Ces émotions guérrières m'ont étonnées, trop intolérantes à mon goût, elles me furent désagréables, aussi étrangères que puissantes. L'émotion qui bute l'esprit. Je crois qu'il est temps que je retourne plus souvent en ville, pratiquer mes tolérances...

Le lendemain, pendant que Juan est en conférence, je retourne me perdre dans le coeur urbain de Montréal. Je retourne dans le magasin anglophone. Une charmante vendeuse haïtienne au français chantant m' accompagne. Je finis par découvrir le parfait pantalon noir. J'en ressors les poches vides. Je marche entre les gouttes de pluie. Seule, entière, à savourer l'anonymat, à profiter de cette liberté de femme, avec délice, le temps de quelques heures, je me plonge dans l'excès citadin. Je me laisse porter par les vitrines aux mille tentations, aux promesses invisibles.

En marge des lumières, dans les recoins obscurs, je vois plus de mendiants que dans mon souvenir. Après une longue marche, une errance littéraire (en anglais) au "bookstore Chapter" et un savoureux café à la citrouille au Starbucks, je garde ma monnaie pour retrouver une femme au teint buriné qui m'a marquée l'esprit. Une amérindienne imbibée de désespoir mais rayonnante d'un soleil intérieur. Une fleur fanée dans la grisaille locale.

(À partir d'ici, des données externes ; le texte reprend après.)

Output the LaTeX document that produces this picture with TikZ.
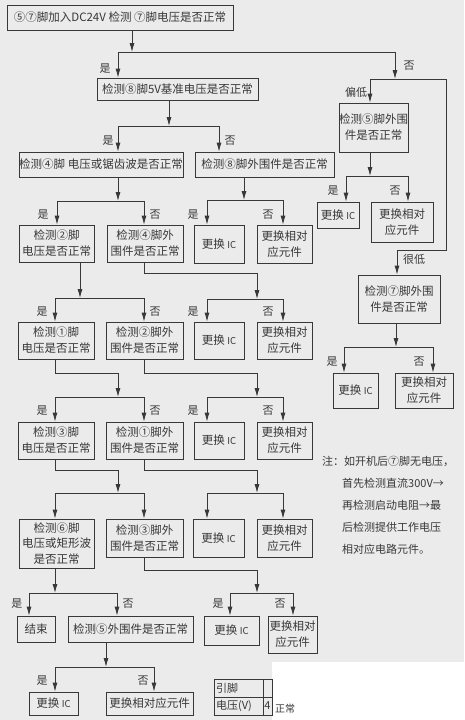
\documentclass[tikz,border=0pt]{standalone}
\usepackage{fontspec}
\setmainfont{Noto Sans CJK SC}
\usetikzlibrary{arrows.meta}
\definecolor{bg}{HTML}{EBEBEB}
\definecolor{ink}{HTML}{383838}
\newcommand{\ic}{{\fontsize{9.5}{9.5}\selectfont IC}}
\tikzset{
  box/.style={draw=ink, line width=0.8pt, inner sep=0pt, align=center, text=ink,
    font=\fontsize{11.5}{16}\selectfont},
  lab/.style={inner sep=0pt, text=ink, font=\fontsize{11}{12}\selectfont},
  arr/.style={draw=ink, line width=0.8pt, -{Latex[length=9pt,width=5pt]}},
  ln/.style={draw=ink, line width=0.8pt},
}
\newcommand{\fork}[7]{%
  \coordinate (#1-j) at (#2,#3);
  \coordinate (#1-l) at (#4,#3);
  \coordinate (#1-r) at (#5,#3);
  \draw[arr] (#1.south -| #1-j) -- (#1-j);
  \draw[ln] (#1-l) -- (#1-r);
  \draw[arr] (#1-l) -- (#1-l |- #6.north);
  \draw[arr] (#1-r) -- (#1-r |- #7.north);}
\newcommand{\jog}[9]{%
  \coordinate (#1-a) at (#2,#3);
  \coordinate (#1-b) at (#4,#3);
  \coordinate (#1-j) at (#4,#5);
  \coordinate (#1-l) at (#6,#5);
  \coordinate (#1-r) at (#7,#5);
  \draw[arr] (#1.south -| #1-a) -- (#1-a) -- (#1-b) -- (#1-j);
  \draw[ln] (#1-l) -- (#1-r);
  \draw[arr] (#1-l) -- (#1-l |- #8.north);
  \draw[arr] (#1-r) -- (#1-r |- #9.north);}
\begin{document}
\begin{tikzpicture}[x=1pt,y=-1pt]
\fill[bg] (0,0) rectangle (464,720);
\useasboundingbox (0,0) rectangle (464,720);

% main column
\node[box, minimum width=226pt, minimum height=25pt] (t) at (120,17.5) {⑤⑦脚加入DC24V 检测 ⑦脚电压是否正常};
\node[box, minimum width=161pt, minimum height=22pt] (b2) at (177.5,89) {检测⑧脚5V基准电压是否正常};
\node[box, minimum width=164pt, minimum height=25pt] (b3) at (101,164.5) {检测④脚 电压或锯齿波是否正常};
\node[box, minimum width=139pt, minimum height=25pt] (b4) at (264.5,164.5) {检测⑧脚外围件是否正常};

\node[box, minimum width=75pt, minimum height=37pt] (c1) at (56.5,243.5) {检测②脚\\电压是否正常};
\node[box, minimum width=76pt, minimum height=37pt] (c2) at (145,243.5) {检测④脚外\\围件是否正常};
\node[box, minimum width=50pt, minimum height=38pt] (c3) at (219,244) {更换 \ic};
\node[box, minimum width=55pt, minimum height=38pt] (c4) at (284.5,244) {更换相对\\应元件};

\node[box, minimum width=76pt, minimum height=37pt] (d1) at (56,340.5) {检测①脚\\电压是否正常};
\node[box, minimum width=77pt, minimum height=37pt] (d2) at (144.5,340.5) {检测②脚外\\围件是否正常};
\node[box, minimum width=50pt, minimum height=37pt] (d3) at (219,340.5) {更换 \ic};
\node[box, minimum width=55pt, minimum height=37pt] (d4) at (284.5,340.5) {更换相对\\应元件};

\node[box, minimum width=76pt, minimum height=37pt] (e1) at (56,440.5) {检测③脚\\电压是否正常};
\node[box, minimum width=77pt, minimum height=37pt] (e2) at (144.5,440.5) {检测①脚外\\围件是否正常};
\node[box, minimum width=50pt, minimum height=37pt] (e3) at (219,440.5) {更换 \ic};
\node[box, minimum width=55pt, minimum height=37pt] (e4) at (284.5,440.5) {更换相对\\应元件};

\node[box, minimum width=75pt, minimum height=49pt, font=\fontsize{11.5}{15.5}\selectfont] (f1) at (56.5,543.5) {检测⑥脚\\电压或矩形波\\是否正常};
\node[box, minimum width=77pt, minimum height=38pt] (f2) at (144.5,538) {检测③脚外\\围件是否正常};
\node[box, minimum width=51pt, minimum height=38pt] (f3) at (218.5,538) {更换 \ic};
\node[box, minimum width=55pt, minimum height=38pt] (f4) at (284.5,538) {更换相对\\应元件};

\node[box, minimum width=38pt, minimum height=26pt] (g1) at (36,629) {结束};
\node[box, minimum width=125pt, minimum height=26pt] (g2) at (130.5,629) {检测⑤外围件是否正常};
\node[box, minimum width=55pt, minimum height=29pt] (g3) at (231.5,630.5) {更换 \ic};
\node[box, minimum width=49pt, minimum height=37pt] (g4) at (292.5,634.5) {更换相对\\应元件};

\node[box, minimum width=49pt, minimum height=23pt] (h1) at (53.5,703.5) {更换 \ic};
\node[box, minimum width=87pt, minimum height=23pt] (h2) at (149.5,703.5) {更换相对应元件};

% right column
\node[box, minimum width=57pt, minimum height=49pt] (r1) at (373.5,127.5) {检测⑤脚外围\\件是否正常};
\node[box, minimum width=42pt, minimum height=26pt] (r2) at (338,215) {更换 \ic};
\node[box, minimum width=62pt, minimum height=40pt] (r3) at (402,222) {更换相对\\应元件};
\node[box, minimum width=82pt, minimum height=48pt] (r4) at (399,299) {检测⑦脚外围\\件是否正常};
\node[box, minimum width=45pt, minimum height=35pt] (r5) at (355.5,390.5) {更换 \ic};
\node[box, minimum width=58pt, minimum height=35pt] (r6) at (424,390.5) {更换相对\\应元件};

% connectors
\coordinate (tj) at (132,52);
\coordinate (tl) at (118,52);
\coordinate (tr) at (395,52);
\coordinate (rb) at (395,79);
\coordinate (rbl) at (370,79);
\coordinate (rbr) at (446,79);
\coordinate (rdn) at (446,250);
\coordinate (rlo) at (397,250);
\draw[arr] (t.south -| tj) -- (tj);
\draw[ln] (tl) -- (tr);
\draw[arr] (tl) -- (tl |- b2.north);
\draw[arr] (tr) -- (rb);
\draw[ln] (rbl) -- (rbr) -- (rdn) -- (rlo);
\draw[arr] (rbl) -- (rbl |- r1.north);
\draw[arr] (rlo) -- (rlo |- r4.north);

\fork{b2}{169}{126}{118}{219}{b3}{b4}
\fork{b3}{118}{201}{57}{144}{c1}{c2}
\fork{b4}{244}{200}{207}{283}{c3}{c4}
\fork{c1}{80}{298}{55}{144}{d1}{d2}
\jog{c2}{144}{273}{257}{299}{207}{283}{d3}{d4}
\jog{d1}{55}{373}{118}{397}{55}{144}{e1}{e2}
\jog{d2}{144}{373}{257}{397}{207}{283}{e3}{e4}
\jog{e1}{55}{470}{118}{493}{55}{144}{f1}{f2}
\jog{e2}{144}{470}{257}{493}{207}{283}{f3}{f4}
\fork{f1}{55}{593}{29}{117}{g1}{g2}
\jog{f2}{144}{570}{257}{593}{230}{293}{g3}{g4}
\fork{g2}{106}{667}{55}{154}{h1}{h2}
\fork{r1}{370}{176}{346}{408}{r2}{r3}
\fork{r4}{396}{347}{344}{433}{r5}{r6}

% labels
\node[lab] (l01) at (105,69) {是};
\node[lab] (l02) at (409,66) {否};
\node[lab] (l03) at (108,141) {是};
\node[lab] (l04) at (230,141) {否};
\node[lab] (l05) at (43,215) {是};
\node[lab] (l06) at (155,215) {否};
\node[lab] (l07) at (193,215) {是};
\node[lab] (l08) at (268,215) {否};
\node[lab] (l09) at (42,312) {是};
\node[lab] (l10) at (155,312) {否};
\node[lab] (l11) at (193,312) {是};
\node[lab] (l12) at (268,312) {否};
\node[lab] (l13) at (42,411) {是};
\node[lab] (l14) at (155,411) {否};
\node[lab] (l15) at (193,411) {是};
\node[lab] (l16) at (268,411) {否};
\node[lab] (l17) at (17,604) {是};
\node[lab] (l18) at (128,604) {否};
\node[lab] (l19) at (218,604) {是};
\node[lab] (l20) at (280,604) {否};
\node[lab] (l21) at (42,681) {是};
\node[lab] (l22) at (143,681) {否};
\node[lab] (l23) at (356,92) {偏低};
\node[lab] (l24) at (414,259) {很低};
\node[lab] (l25) at (333,191) {是};
\node[lab] (l26) at (395,191) {否};
\node[lab] (l27) at (332,362) {是};
\node[lab] (l28) at (419,362) {否};

% note
\node[anchor=north west, inner sep=0pt, align=left, text=ink,
  font=\fontsize{11}{22}\selectfont] (note) at (322,456)
  {注：如开机后⑦脚无电压，\\
   \hspace*{20pt}首先检测直流300V→\\
   \hspace*{20pt}再检测启动电阻→最\\
   \hspace*{20pt}后检测提供工作电压\\
   \hspace*{20pt}相对应电路元件。};

% bottom table fragment
\fill[white] (272,662) rectangle (464,720);
\draw[ln] (214,679) rectangle (272,715);
\draw[ln] (214,697) -- (272,697);
\draw[ln] (263,679) -- (263,715);
\node[lab, anchor=west] (tb1) at (216,688) {引脚};
\node[lab, anchor=west] (tb2) at (216,706) {电压(V)};
\node[lab] (tb3) at (267.5,706) {4};
\node[lab, font=\fontsize{10}{10}\selectfont] (tb4) at (285,709) {正常};
\end{tikzpicture}
\end{document}
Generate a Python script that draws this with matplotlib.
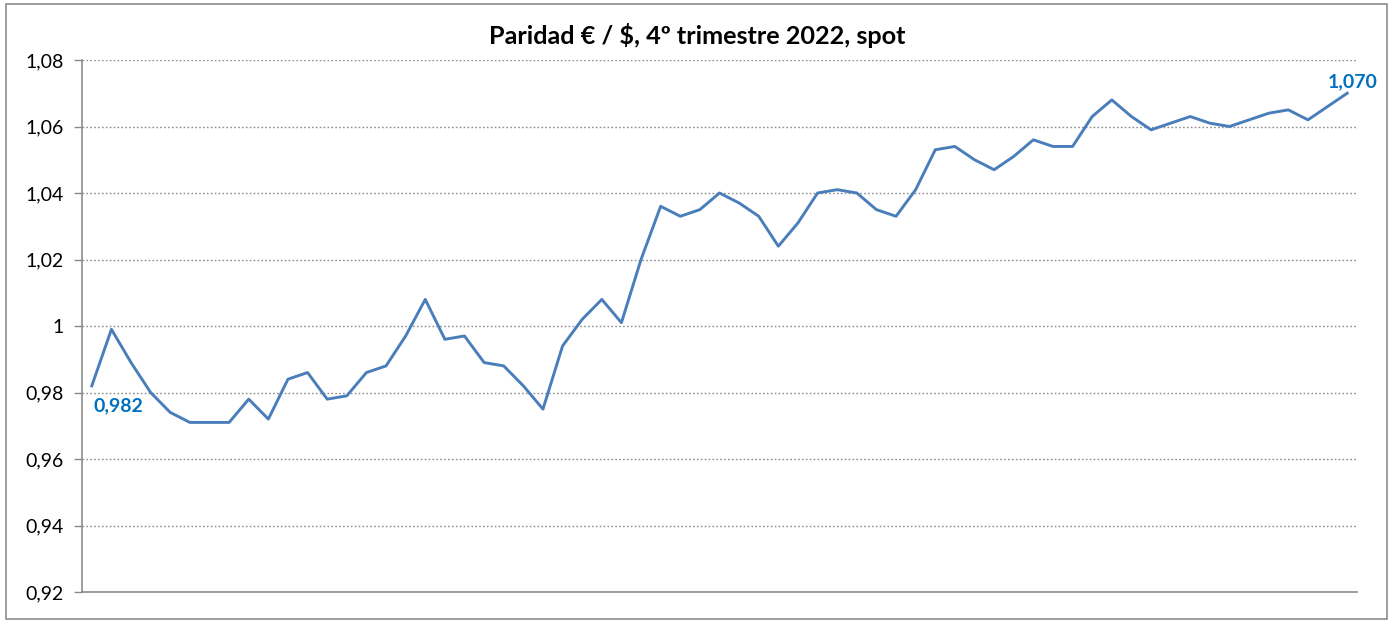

Je la retrouve, sans mal, au coin de Peel et lui offre quelques pièces. Son sourire illumine l'instant. Elle me souhaite des "Good Day et God be with you" à la pelle. Je me retiens de lui parler. Jeune, je me souviens vivement de ces discussions cosmiques que j'avais avec les junkies de cette rue. Je me retiens de la prendre en photo. Je ne veux pas perturner le bien-être de cette minute partagée. Je lui souris, le regard plein de chaleur, je me tais. L'instant se dissout dans le passé. Je poursuis mon escapade solitaire.